Wednesday, November 30, 2016

Academics Aren't Paid (Directly) For Their Publications

As 4Gravitons (who is a graduate student or post-grad at the Perimeter Institute in Waterloo, Canada, one of the premier theoretical physics shops in the world) recently pointed out in his blog:
In fact, academics don’t get paid by databases, journals, or anyone else that publishes or hosts our work. In the case of journals, we’re often the ones who pay publication fees. Those who write textbooks get royalties, but that’s about it on that front.
I grew up with a father who was a professor and a mother who was a university administrator who helped professors get grants for research and comply with human subjects requirements, so I've know this for as long as I knew it was something to know about. But, lots of people don't realize this fact.

Now, this doesn't mean that professors don't receive economic benefit from publishing. The business model of academia works like this:

1. You need to do research, ideally publishable in some form, to earn a PhD, and a PhD or good progress towards earning one in the very near future, is the basic prerequisite for being hired as a professor.

2.  Professors are initially hired for one to three year fixed terms as lecturers or as tenure track "Assistant Professors".

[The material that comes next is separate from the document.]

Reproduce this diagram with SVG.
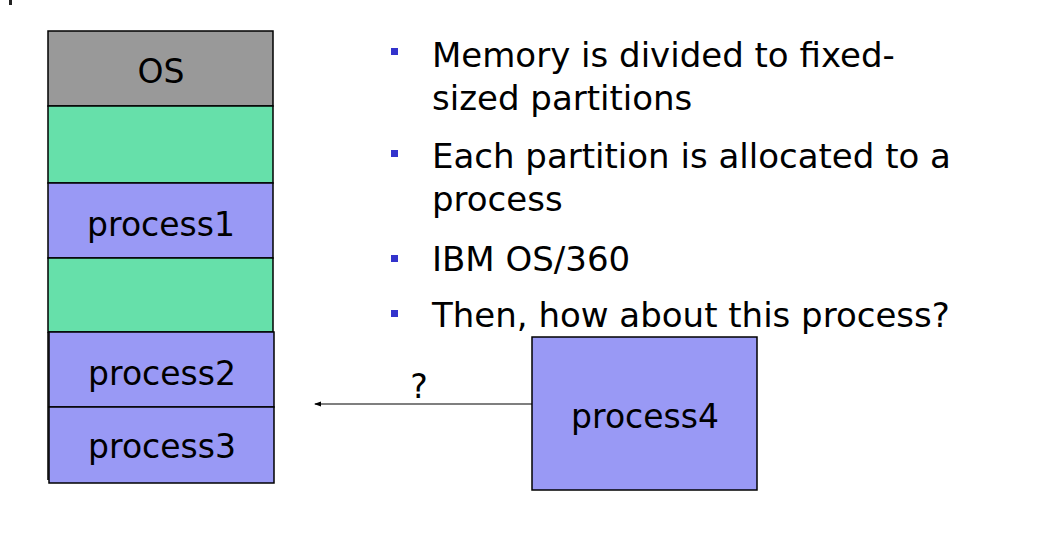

3.  An Assistant Professor is evaluated for tenure (usually after three years, but practice varies and sometimes there are multiple stints as an Assistant Professor at the same institution or successive ones). If you get tenure, you are usually simultaneously promoted to "Associate Professor" and get a raise. If you don't get tenure, you may be given another shot, but usually, you are terminated.

4.  An Associate Professor with tenure can then be evaluated for promotion to full "Professor" with greater prestige and higher pay.

In all of the main career steps in an academic's life: getting a PhD, getting hired as a tenure track professor, earning tenure, getting promoted to Associate Professor, and getting promoted to full Professor, the dominant consideration is what research you have published in peer reviewed scholarly journals and how significant that research is (e.g. measured by citations in other scholarly work). There are other factors, but that is the dominant one. Hence the phrase, "publish or perish".

Your publications are also the primary consideration in how prestigious and high paying a post you will be hired at (often after landing a first post elsewhere) and of your prestige in your field and the academic profession in general.

A professor at a research university has a teaching load expected to use about 25%-67% of his or her time, with the most esteemed professors having the lightest teaching loads. In the balance of your time you are expected, but not required (once you have tenure) to do research, most of which should be potentially publishable in peer reviewed journals.

Subsidies for universities and colleges from state governments that make this possible is the main way that state government finances basic research.

So professors have strong incentives to publish, but are not directly rewarded for the publications themselves (many of which have arguably weak claims to intellectual property protection due to exceptions for factual compilations and scientific principles).

This is a good thing, because, in the end, their incentive is to produce more papers, not necessarily for those papers to have lots of readers, and even very respectably cited papers are often read by a very small number of readers and purchased by few customers other than academic libraries.

2 comments:

bellbeakerblogger said...

How do you think open-access and social media is modifying this formula?

Most of the elite peer review journals are pay-per-view, and with some exceptions, I doubt are getting the impact ratings and citations that are touted.

Obviously substance is king, but the popularity contest part of the formula is where I'm curious. Here's a site where this topic is long discussed:
http://publishingarchaeology.blogspot.com/

andrew said...

I think that open-access and Internet accessible scholarship that reaches non-professionals probably does give the scholars who use it a boost, mostly because the mass media and other interpreters of scholarship for the general public publish the words of people who are easy to find and talk to for the benefit of a more general audience. It can turn a savvy B+ scholar into an A lister. But, there is enough overlap between the scholars who are accessible to the public and quality scholars that the bump isn't phenomenal.